* GIVEN INSTRUCTION: Reproduce the records below exactly as they appear, omitting any pictures they contain.

━━━━━ EXTRACTED DATA

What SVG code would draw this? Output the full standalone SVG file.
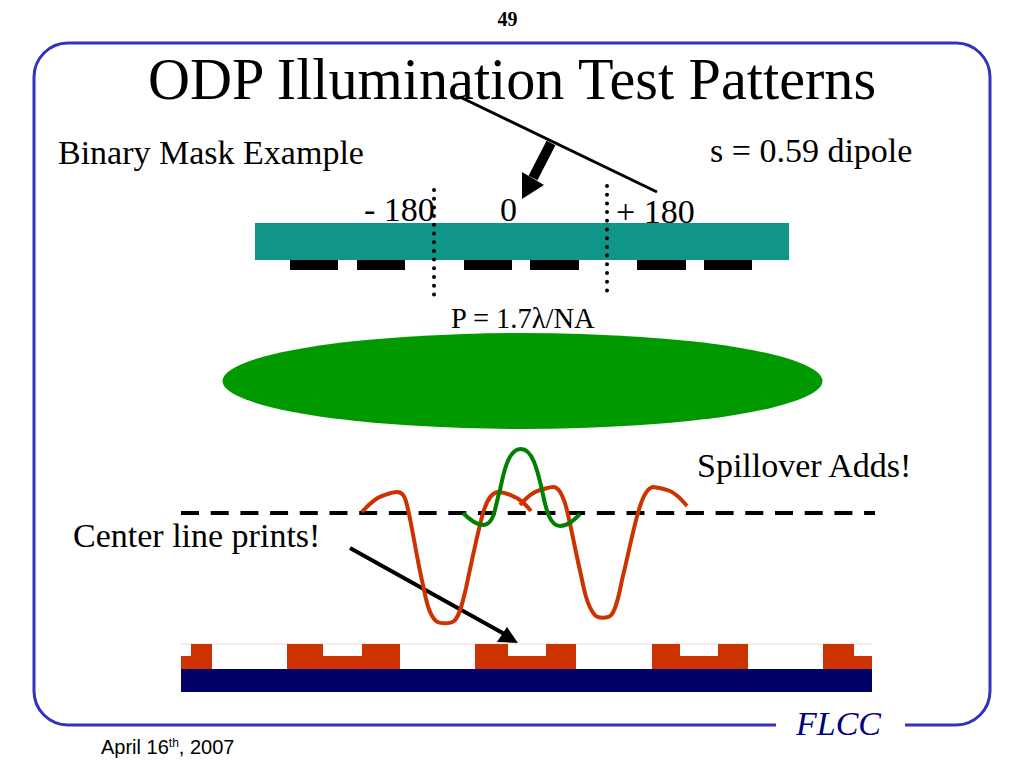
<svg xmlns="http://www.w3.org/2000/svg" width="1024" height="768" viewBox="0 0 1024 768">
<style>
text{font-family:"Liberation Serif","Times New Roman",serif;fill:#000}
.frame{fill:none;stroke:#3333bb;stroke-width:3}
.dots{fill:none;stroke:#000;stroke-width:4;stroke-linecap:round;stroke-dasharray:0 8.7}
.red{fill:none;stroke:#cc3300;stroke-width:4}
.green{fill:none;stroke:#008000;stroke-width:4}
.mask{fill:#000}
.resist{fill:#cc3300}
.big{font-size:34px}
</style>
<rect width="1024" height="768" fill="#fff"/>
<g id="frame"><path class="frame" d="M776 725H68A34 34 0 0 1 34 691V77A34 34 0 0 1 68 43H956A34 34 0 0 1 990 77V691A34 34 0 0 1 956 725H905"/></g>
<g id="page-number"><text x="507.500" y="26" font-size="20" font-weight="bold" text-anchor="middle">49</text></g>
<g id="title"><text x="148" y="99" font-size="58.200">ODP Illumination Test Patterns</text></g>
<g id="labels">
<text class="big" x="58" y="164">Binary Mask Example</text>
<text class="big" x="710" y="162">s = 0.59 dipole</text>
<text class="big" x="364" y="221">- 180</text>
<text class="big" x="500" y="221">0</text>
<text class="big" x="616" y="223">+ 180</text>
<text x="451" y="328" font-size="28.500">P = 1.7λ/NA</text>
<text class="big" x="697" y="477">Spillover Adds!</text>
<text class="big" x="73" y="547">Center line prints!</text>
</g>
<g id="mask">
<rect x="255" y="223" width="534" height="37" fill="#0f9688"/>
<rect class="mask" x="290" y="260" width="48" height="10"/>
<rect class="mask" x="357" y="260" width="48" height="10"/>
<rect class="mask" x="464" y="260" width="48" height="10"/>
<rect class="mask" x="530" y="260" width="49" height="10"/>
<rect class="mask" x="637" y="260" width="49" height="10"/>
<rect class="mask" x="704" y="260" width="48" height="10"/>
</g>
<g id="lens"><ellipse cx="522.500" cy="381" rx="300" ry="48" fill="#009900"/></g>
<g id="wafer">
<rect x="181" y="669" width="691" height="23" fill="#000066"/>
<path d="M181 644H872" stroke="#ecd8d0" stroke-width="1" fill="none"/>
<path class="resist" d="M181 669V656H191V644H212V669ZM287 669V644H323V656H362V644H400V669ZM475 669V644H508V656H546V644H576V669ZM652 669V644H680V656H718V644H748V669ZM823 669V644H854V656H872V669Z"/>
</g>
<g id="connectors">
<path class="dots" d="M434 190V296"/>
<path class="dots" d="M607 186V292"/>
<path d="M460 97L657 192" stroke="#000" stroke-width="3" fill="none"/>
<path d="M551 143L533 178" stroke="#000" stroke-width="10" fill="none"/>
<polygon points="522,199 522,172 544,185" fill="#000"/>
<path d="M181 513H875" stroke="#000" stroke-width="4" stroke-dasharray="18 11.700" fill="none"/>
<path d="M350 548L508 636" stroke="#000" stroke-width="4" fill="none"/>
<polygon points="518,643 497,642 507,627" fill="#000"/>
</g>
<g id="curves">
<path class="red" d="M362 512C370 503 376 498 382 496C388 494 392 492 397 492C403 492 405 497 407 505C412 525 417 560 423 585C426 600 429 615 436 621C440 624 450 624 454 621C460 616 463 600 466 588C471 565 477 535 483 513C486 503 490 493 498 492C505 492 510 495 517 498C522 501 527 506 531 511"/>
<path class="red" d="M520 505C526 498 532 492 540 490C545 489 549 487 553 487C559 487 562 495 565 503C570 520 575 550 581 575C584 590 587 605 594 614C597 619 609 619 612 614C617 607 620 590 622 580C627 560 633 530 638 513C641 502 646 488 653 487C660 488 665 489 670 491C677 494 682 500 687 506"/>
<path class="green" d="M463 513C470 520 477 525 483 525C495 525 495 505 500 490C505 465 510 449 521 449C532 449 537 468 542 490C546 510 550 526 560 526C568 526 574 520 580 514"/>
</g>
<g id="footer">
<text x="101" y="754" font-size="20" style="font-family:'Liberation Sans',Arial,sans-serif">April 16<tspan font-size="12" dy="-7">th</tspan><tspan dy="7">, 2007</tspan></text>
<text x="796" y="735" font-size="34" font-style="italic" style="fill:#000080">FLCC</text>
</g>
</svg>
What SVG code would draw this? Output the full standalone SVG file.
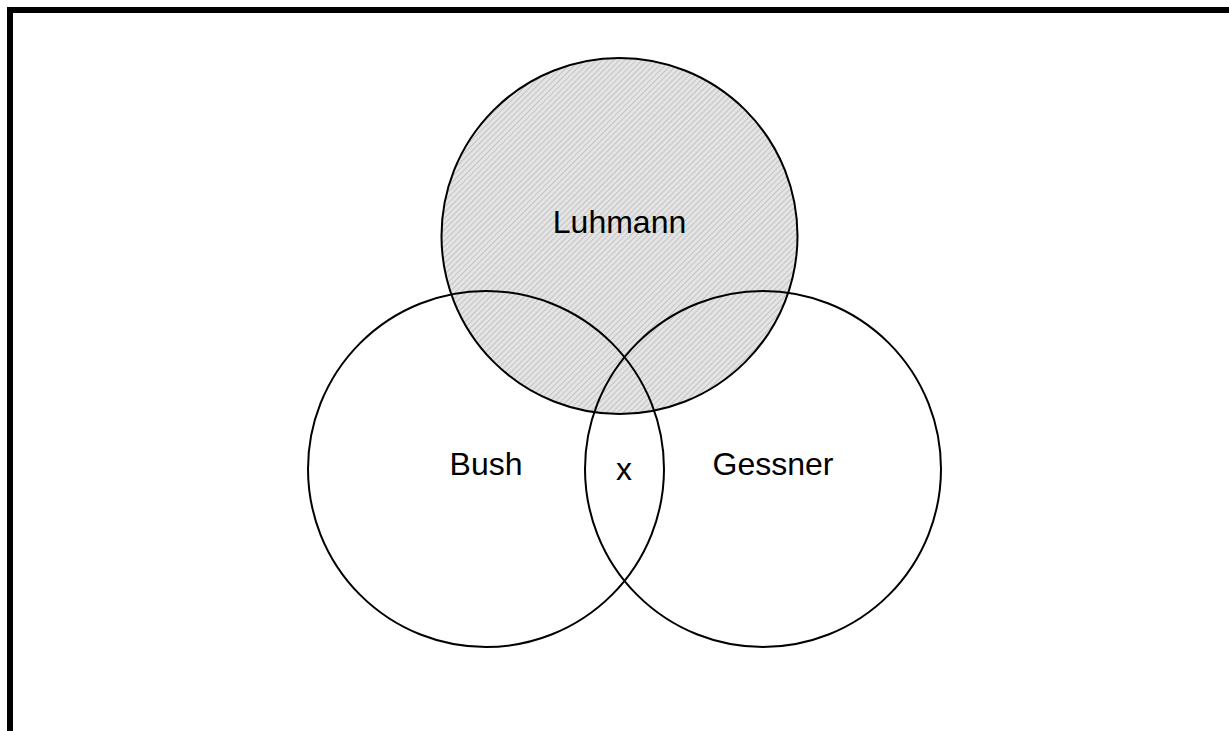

━━━━━━━━━━

* RESPONSE TO THIS EXERCISE:
What SVG code would draw this? Output the full standalone SVG file.
<svg xmlns="http://www.w3.org/2000/svg" width="1024" height="768" viewBox="0 0 1024 768">
<style>
text{font-family:"Liberation Serif","Times New Roman",serif;fill:#000}
.frame{fill:none;stroke:#3333bb;stroke-width:3}
.dots{fill:none;stroke:#000;stroke-width:4;stroke-linecap:round;stroke-dasharray:0 8.7}
.red{fill:none;stroke:#cc3300;stroke-width:4}
.green{fill:none;stroke:#008000;stroke-width:4}
.mask{fill:#000}
.resist{fill:#cc3300}
.big{font-size:34px}
</style>
<rect width="1024" height="768" fill="#fff"/>
<g id="frame"><path class="frame" d="M776 725H68A34 34 0 0 1 34 691V77A34 34 0 0 1 68 43H956A34 34 0 0 1 990 77V691A34 34 0 0 1 956 725H905"/></g>
<g id="page-number"><text x="507.500" y="26" font-size="20" font-weight="bold" text-anchor="middle">49</text></g>
<g id="title"><text x="148" y="99" font-size="58.200">ODP Illumination Test Patterns</text></g>
<g id="labels">
<text class="big" x="58" y="164">Binary Mask Example</text>
<text class="big" x="710" y="162">s = 0.59 dipole</text>
<text class="big" x="364" y="221">- 180</text>
<text class="big" x="500" y="221">0</text>
<text class="big" x="616" y="223">+ 180</text>
<text x="451" y="328" font-size="28.500">P = 1.7λ/NA</text>
<text class="big" x="697" y="477">Spillover Adds!</text>
<text class="big" x="73" y="547">Center line prints!</text>
</g>
<g id="mask">
<rect x="255" y="223" width="534" height="37" fill="#0f9688"/>
<rect class="mask" x="290" y="260" width="48" height="10"/>
<rect class="mask" x="357" y="260" width="48" height="10"/>
<rect class="mask" x="464" y="260" width="48" height="10"/>
<rect class="mask" x="530" y="260" width="49" height="10"/>
<rect class="mask" x="637" y="260" width="49" height="10"/>
<rect class="mask" x="704" y="260" width="48" height="10"/>
</g>
<g id="lens"><ellipse cx="522.500" cy="381" rx="300" ry="48" fill="#009900"/></g>
<g id="wafer">
<rect x="181" y="669" width="691" height="23" fill="#000066"/>
<path d="M181 644H872" stroke="#ecd8d0" stroke-width="1" fill="none"/>
<path class="resist" d="M181 669V656H191V644H212V669ZM287 669V644H323V656H362V644H400V669ZM475 669V644H508V656H546V644H576V669ZM652 669V644H680V656H718V644H748V669ZM823 669V644H854V656H872V669Z"/>
</g>
<g id="connectors">
<path class="dots" d="M434 190V296"/>
<path class="dots" d="M607 186V292"/>
<path d="M460 97L657 192" stroke="#000" stroke-width="3" fill="none"/>
<path d="M551 143L533 178" stroke="#000" stroke-width="10" fill="none"/>
<polygon points="522,199 522,172 544,185" fill="#000"/>
<path d="M181 513H875" stroke="#000" stroke-width="4" stroke-dasharray="18 11.700" fill="none"/>
<path d="M350 548L508 636" stroke="#000" stroke-width="4" fill="none"/>
<polygon points="518,643 497,642 507,627" fill="#000"/>
</g>
<g id="curves">
<path class="red" d="M362 512C370 503 376 498 382 496C388 494 392 492 397 492C403 492 405 497 407 505C412 525 417 560 423 585C426 600 429 615 436 621C440 624 450 624 454 621C460 616 463 600 466 588C471 565 477 535 483 513C486 503 490 493 498 492C505 492 510 495 517 498C522 501 527 506 531 511"/>
<path class="red" d="M520 505C526 498 532 492 540 490C545 489 549 487 553 487C559 487 562 495 565 503C570 520 575 550 581 575C584 590 587 605 594 614C597 619 609 619 612 614C617 607 620 590 622 580C627 560 633 530 638 513C641 502 646 488 653 487C660 488 665 489 670 491C677 494 682 500 687 506"/>
<path class="green" d="M463 513C470 520 477 525 483 525C495 525 495 505 500 490C505 465 510 449 521 449C532 449 537 468 542 490C546 510 550 526 560 526C568 526 574 520 580 514"/>
</g>
<g id="footer">
<text x="101" y="754" font-size="20" style="font-family:'Liberation Sans',Arial,sans-serif">April 16<tspan font-size="12" dy="-7">th</tspan><tspan dy="7">, 2007</tspan></text>
<text x="796" y="735" font-size="34" font-style="italic" style="fill:#000080">FLCC</text>
</g>
</svg>
What SVG code would draw this? Output the full standalone SVG file.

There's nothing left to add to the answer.